Robert Bosch is a German-based global leader in brake and automotive technology that has established a 500-person subsidiary, Bosch Connected Devices and Solutions, to develop sensors and actuators for the Internet of Things (“IoT”). Bosch is already a leader in the MEMS, or Michroelectromechanical Systems space, which initially developed in the automotive electronics sector in the 1980’s and then had a second major wave of incorporation into smartphones, tablets and game consoles. Bosch sees this latest major wave of development around the Internet of Things and an era they call Industry 4.0.
On a large scale, IBM has the Smarter Planet, and on a much smaller scale, IBM developed software for a kit that makes the IoT possible, along with hardware developed by Libelium that connect a series of sensors that collect and distribute weather, moisture and soil data that is being used in a Viniculture deployment in Spain.
Boeing now has a sensor in virtually every part of their new 787, and from all of those connected sensors, Virgin Atlantic expects to create more than half a terabyte of data from every flight, enabling performance metrics and service to be anticipated before a flight touches down, with any parts needed to be present upon landing. Microsoft, not to be left behind, has declared Bing as the “Intelligent Fabric” behind the IoT, and is attempting to distinguish their search engine as a tool for building actionable connections, relative to Google, which is a search engine optimized for generating advertising revenues. Microsoft has opened Bing to 3rd party developers in an effort to create an avenue to the IoT, as “Intelligent Fabric” is used to describe a knowledge base used by connected devices.

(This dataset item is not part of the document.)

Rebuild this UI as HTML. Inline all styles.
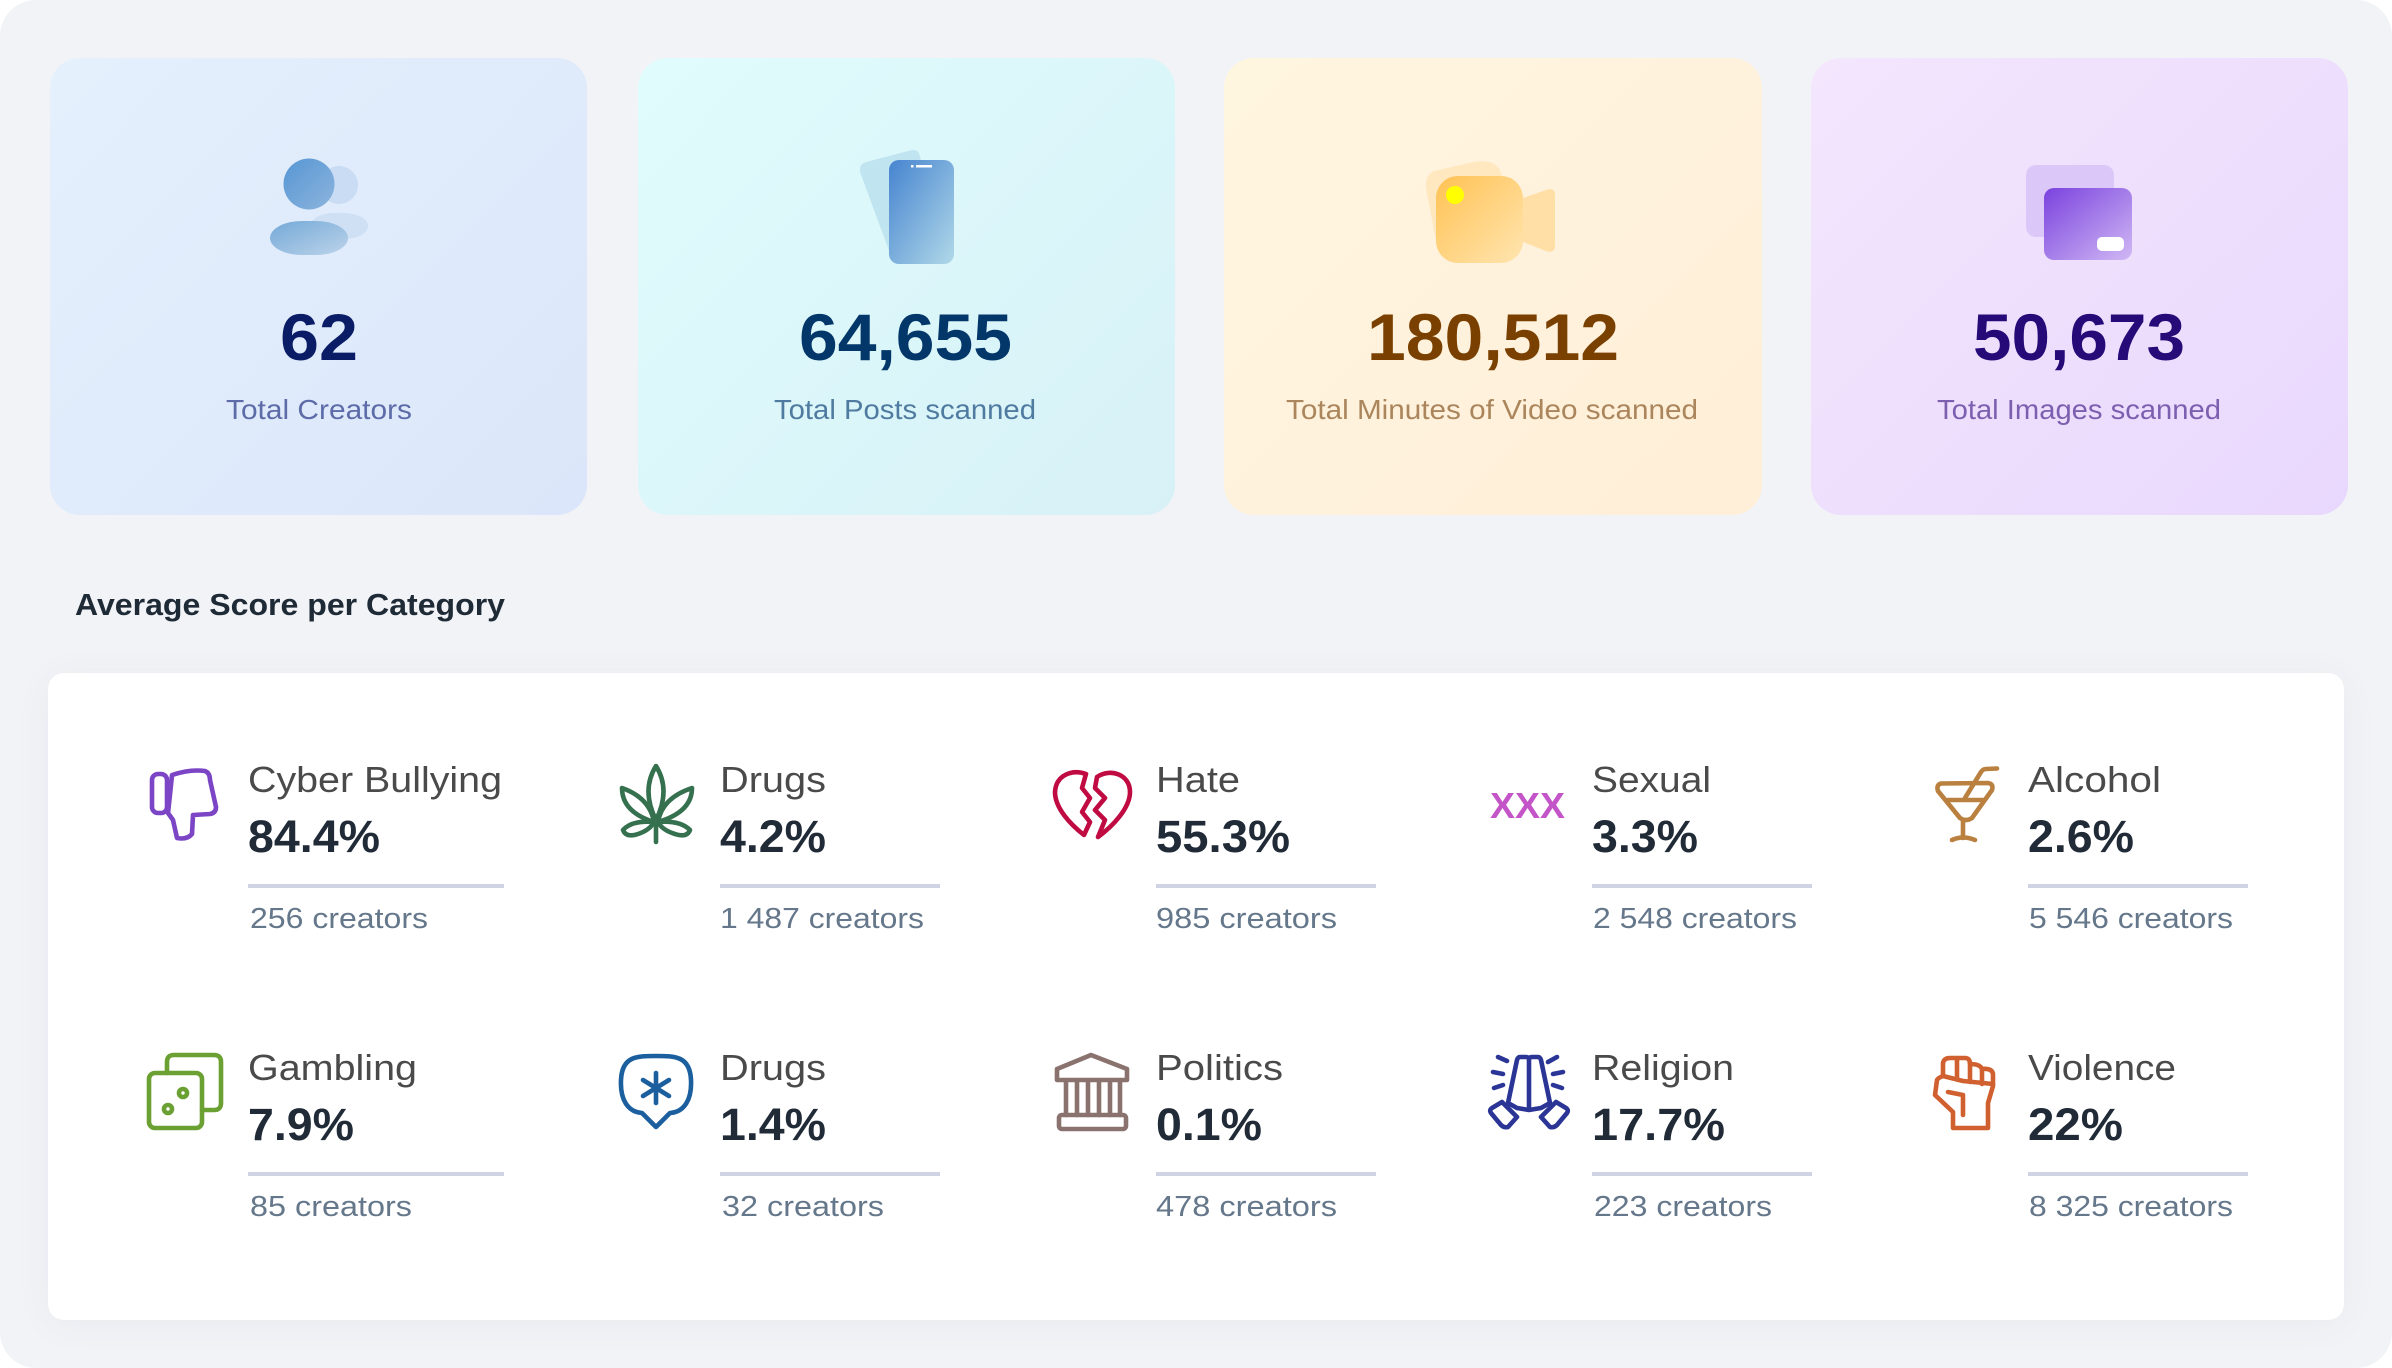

There are also some fundamental examples of IoT being deployed in other areas, such as agriculture, mining and product design. On a small scale, Cornell is using geolocation devices on cattle herds to more efficiently manage dairy milk collection. On a larger scale, Caterpillar has developed telematics-based information to provide equipment management, asset management, and remote monitoring. Caterpillar also has a fleet of autonomous mining trucks that are unmanned machines operating in hazardous conditions on continual shifts at a mining site in New Mexico. Lastly, on a local basis, PTC just announced the acquisition of Thingworx, which is an IoT platform acquisition, that is thought will extend PTC from computer-aided technologies, product data management and service lifecycle management to support manufacturers seeking to create smart, connected products, which strikes me as being very logical, strategic and forward thinking.
The common theme underlying several of these examples is that sensors are increasingly being imbedded into products with connectivity and it is blurring the lines for products and service. Boeing is thought to be headed towards a model of providing airlines with hours of flight time. On a similar theme, Caterpillar is thought to be headed towards a model of providing mining capacity, or hauling capacity, in exchange for a variable-based revenue model. This thematic approach would certainly be supported by the broader trend that we have seen in terms of the Software as a Service (SaaS) models in numerous software and enterprise applications. It is also being supported by software companies that are increasingly imbedding agents and sensors to monitor user characteristics and identify unauthorized copying of software programs. Our portfolio company V.i.Labs is a good example of this.